“Wandering and misplaced patients miss treatments, medications and care ”
Taking place 3 – 4 November 2015 at the Vox (the new centre at the NEC Birmingham), the conference will tackle a range of issues facing the NHS relating to patients living with dementia such as becoming dementia friendly, improved care of the elderly in acute care and integration of care.
This conference will be profiled at the UK’s first cross sector International Dementia Conference. This conference will also welcome dementia experts from across the world, as well as from different industries to learn and share ideas on the best solutions to tackle this global issue.
Dementia is the word used to describe the symptoms of a range of diseases including Alzheimer’s disease and vascular disease. The number of people affected is set to double in the next twenty years just because of the ageing population.
Professor June Andrews, Director, Stirling University’s Dementia Services Development Centre (DSDC) and a leader in developing this exclusive conference comments: “Staff at NHS hospitals are dealing with patients living with dementia across most of its services, it is therefore important that the hospital and its staff are equipped to make the journey for the patient as optimal as possible.”
The International Dementia Conference has been established by DSDC as an interactive, educational platform to drive understanding. It will take place alongside the dedicated Care & Dementia Show, therefore also offering practical support. Organisers are specifically inviting
- Nurses who work in acute medical and surgical wards in general hospitals
- Other clinical staff including allied health professionals
- Nurses who work in the community
- Any psychiatric nurses who work in old age settings
- Staff who work in geriatric or care of elderly wards.
- NHS managers who wish to ensure their area is making use of the latest knowledge around dementia.
60 concurrent session presentations will address topics ranging from: Ideas to Change health care culture, patients with dementia in acute hospitals, peer support for patients with dementia, to signage and room design and many more valuable areas for dementia discussion and debate.

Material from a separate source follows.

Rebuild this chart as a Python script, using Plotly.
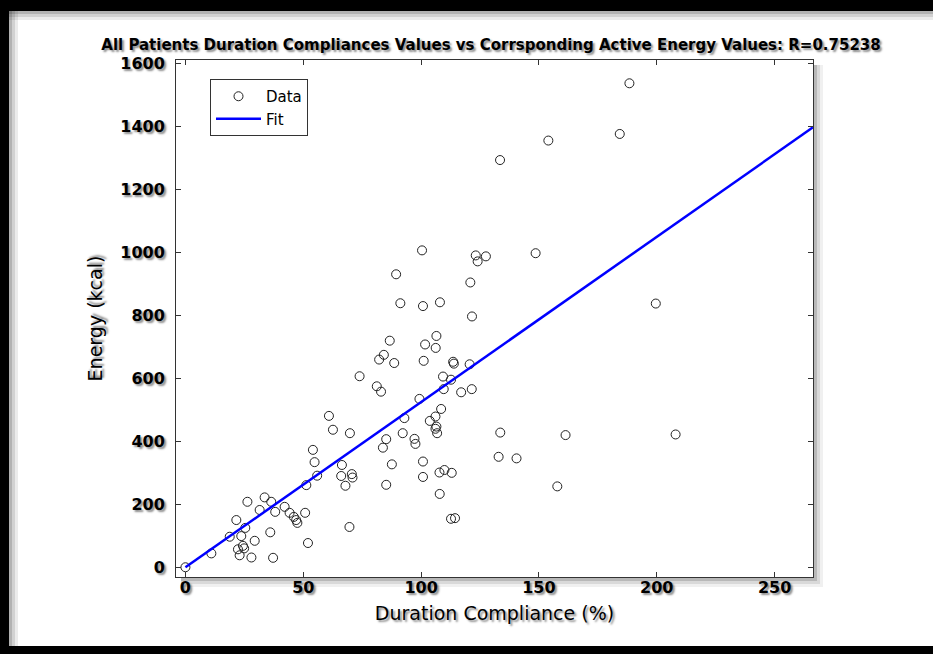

Professor Andrews concludes:
“This is a conference for everyone who want to know how to better serve and care for those affected by dementia. Best practice ideas will be shared and trends revealed that will help many areas of the NHS to prepare to confront this increasingly important subject.”
The conference programme will also feature a series of individual talks, panel discussions and practical case studies highlighting the recent trends related to Best Practice within acute care dealing with patients living with dementia; Inspection and Regulation; Training and Regulation; Law and Ethics; Research and Design.